Public Benefit Privacy Panel (PBPP)

The NHS Scotland PBPP is the independent panel which reviews and scrutinises applications from researchers wishing to use NHS data. The purpose of the panel is to ensure that the public benefit and privacy implications of projects have been fully thought through by applicants, and to ensure that any risks to the privacy of individuals is minimised. All researchers wishing to use NHS health data for non-direct care must apply for permission through the PBPP. eDRIS can help researchers with completing PBPP applications.

Scottish Centre for Administrative Data Research (SCADR)

Together with specialists in the Scottish Governments Data Sharing and Linkage Unit, the SCADR is a research centre hosted by the University of Edinburgh, but involves researchers from all over Scotland. SCADR’s mission is to produce policy-relevant research using Scottish administrative data resources and to develop new linked datasets for research use. Their researchers study an array of critical issues in Scotland including health and social care, poverty and fair work, and safe communities.

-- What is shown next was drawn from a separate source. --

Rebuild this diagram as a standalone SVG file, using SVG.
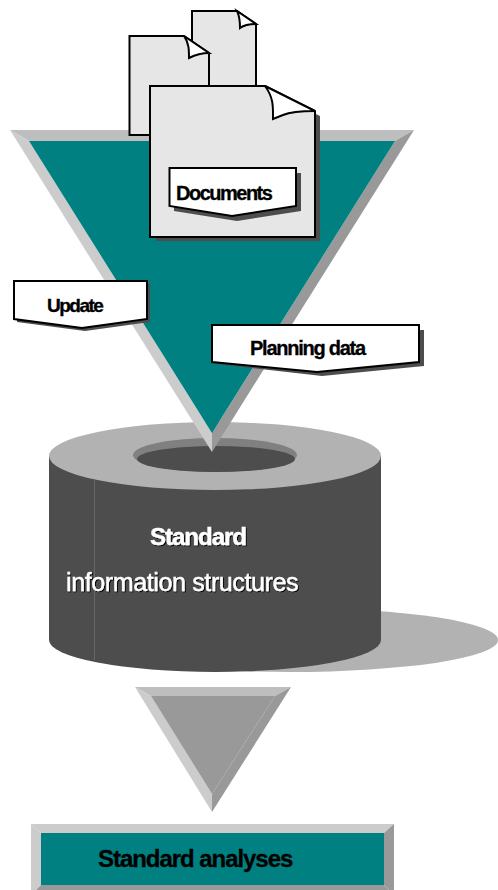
<svg xmlns="http://www.w3.org/2000/svg" width="498" height="890" viewBox="0 0 498 890">
<defs>
<filter id="ts" x="-5%" y="-20%" width="110%" height="140%"><feDropShadow dx="1" dy="1" stdDeviation="0" flood-color="#000"/></filter>
</defs>
<style>
.doc{fill:#e6e6e6;stroke:#000;stroke-width:2;stroke-linejoin:miter}
.fold{fill:#fff;stroke:#000;stroke-width:2;stroke-linejoin:miter}
.tag{fill:#fff;stroke:#000;stroke-width:2}
.sh{fill:#4d4d4d}
text{font-family:"Liberation Sans",Arial,sans-serif}
.lb{fill:#000;stroke:#000;stroke-width:.3}
.w{fill:#fff;stroke:#fff;stroke-width:.4;filter:url(#ts)}
</style>
<rect width="498" height="890" fill="#fff"/>
<g id="cylinder">
<ellipse cx="290" cy="640" rx="208" ry="32" fill="#b2b2b2"/>
<path d="M49,456V640A166,32 0 0 0 381,640V456Z" fill="#4d4d4d"/>
<line x1="94.500" y1="480" x2="94.500" y2="660" stroke="#686868" stroke-width="1"/>
<ellipse cx="215" cy="456" rx="166" ry="34" fill="#b2b2b2"/>
<ellipse cx="215" cy="455" rx="82" ry="17" fill="#808080"/>
<ellipse cx="216" cy="459" rx="79" ry="13" fill="#4d4d4d"/>
<text class="w" x="150" y="545" font-size="24" font-weight="bold" letter-spacing="-1">Standard</text>
<text class="w" x="66" y="591" font-size="25" letter-spacing="-.37">information structures</text>
</g>
<g id="funnel">
<polygon points="10,130 414,130 395,141 29,141" fill="#bebebe"/>
<polygon points="10,130 29,141 212,433 212,452" fill="#cccccc"/>
<polygon points="414,130 395,141 212,433 212,452" fill="#999999"/>
<polygon points="29,141 395,141 212,433" fill="#008080"/>
</g>
<g id="doc-back">
<path class="doc" d="M192,11H237L256,24V135H192Z"/>
<path class="fold" d="M237,11L256,24C249,24 244,25 240,28C240,22 240,17 237,11Z"/>
</g>
<g id="doc-middle">
<path class="doc" d="M129.500,36H184L209,53V135H129.500Z"/>
<path class="fold" d="M184,36L209,53C201,53 195,55 189,58C189,50 189,43 184,36Z"/>
</g>
<g id="doc-front">
<polygon class="sh" points="156,92 270,92 320,116 320,241 156,241"/>
<path class="doc" d="M150,86H265L315,111V237H150Z"/>
<path class="fold" d="M265,86L315,111C302,111 290,112 283,115L273,119C273,108 274,98 265,86Z"/>
</g>
<g id="tag-documents">
<polygon class="sh" points="174,173 301,173 301,211 237,221 174,211"/>
<polygon class="tag" points="169.500,168 296,168 296,206 232,216 169.500,206"/>
<text class="lb" x="176" y="200" font-size="20" font-weight="bold" letter-spacing="-1.500">Documents</text>
</g>
<g id="tag-update">
<polygon class="sh" points="17,284 150,284 150,322 85,331 17,322"/>
<polygon class="tag" points="14,281 147,281 147,319 82,328 14,319"/>
<text class="lb" x="47" y="312" font-size="19" font-weight="bold" letter-spacing="-1.500">Update</text>
</g>
<g id="tag-planning">
<polygon class="sh" points="217,330 424,330 424,366 322,376 217,364"/>
<polygon class="tag" points="212,325 419,325 419,362 317,372 212,362"/>
<text class="lb" x="250" y="355" font-size="20" font-weight="bold" letter-spacing="-1.250">Planning data</text>
</g>
<g id="small-triangle">
<polygon points="135,687 291,687 275,696 151,696" fill="#bebebe"/>
<polygon points="135,687 151,696 212,794 212,812" fill="#cccccc"/>
<polygon points="291,687 275,696 212,794 212,812" fill="#999999"/>
<polygon points="151,696 275,696 212,794" fill="#999999"/>
</g>
<g id="standard-analyses">
<polygon points="31,824 394,824 384,833 41,833" fill="#cccccc"/>
<polygon points="31,824 41,833 41,885 31,895" fill="#cccccc"/>
<polygon points="394,824 384,833 384,885 394,895" fill="#999999"/>
<polygon points="31,895 41,885 384,885 394,895" fill="#999999"/>
<rect x="41" y="833" width="343" height="52" fill="#008080"/>
<text class="lb" x="98" y="867" font-size="24" font-weight="bold" letter-spacing="-1.050">Standard analyses</text>
</g>
</svg>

Scottish Longitudinal Study (SLS)

The SLS is a large-scale linkage study created using data from administrative and statistical sources. It provides pre-linked data for a 5.3% sample of the Scottish population, including Scottish Census data, vital events data, migration data, education data, and so on. These linkages have recently been extended to health data such as hospitalisations and prescriptions. As data is pre-linked, the approval and access procedures are much faster for SLS data. Most SLS studies require a single application. On approval, each study is assigned a project coordinator who can help tailor the requested variable list, and who will perform statistical disclosure control on study output.

use MY data

use MY data is an independent UK movement that was set up in June 2015 by a number of patients, carers and relatives to address the slowdown in cancer research in the wake of the programme. Primarily, the group wanted to try and help the general public see that their data can be used in a safe and secure way which brings benefit to patients. Most importantly, the group recognised the need for this message to come from patients themselves. Quite quickly the focus of use MY data has broadened to cover all patient data, not just cancer, and the movement is now made up of Members (patients, relatives and carers) and Associate Members (clinicians, researchers, charities, researchers, public & commercial sector workers), supported by a small Secretariat. The mission statement below summarises the goals of the use MY data movement:

“use MY data is a movement of patients, carers and relatives use MY data supports and promotes the protection of individual choice, freedom and privacy in the sharing of healthcare data to improve patient treatments and outcomes. use MY data endeavours to highlight the many benefits that appropriate usage of healthcare data can make, to save lives and improve care for all. use MY data aims to educate and harness the patient voice to understand aspirations and concerns around the use of data in healthcare delivery, in service improvement and in research, aimed at improving patient decision making, treatment and experience.”

use MY data encourage researchers to acknowledge where they use patient data by using the following data citation: “This work uses data provided by patients and collected by the NHS as part of their care and support”.

Health Data Research UK (HDRUK)

HDRUK is the UK’s “national institute for health data science”. They fund research that utilises health and care datasets in the UK as well as provide information on the health and care datasets that are available via their Health Data Research Innovation Gateway. This Gateway provides a place for researchers to go to discover what datasets are available and how to request acccess to them. Their Health Data Research Hubs provide topic/disease specific expertise to help users understand the data that is available. Rather than controlling any datasets, HDRUK act as a link between data controllers and researchers, to improve the use of data.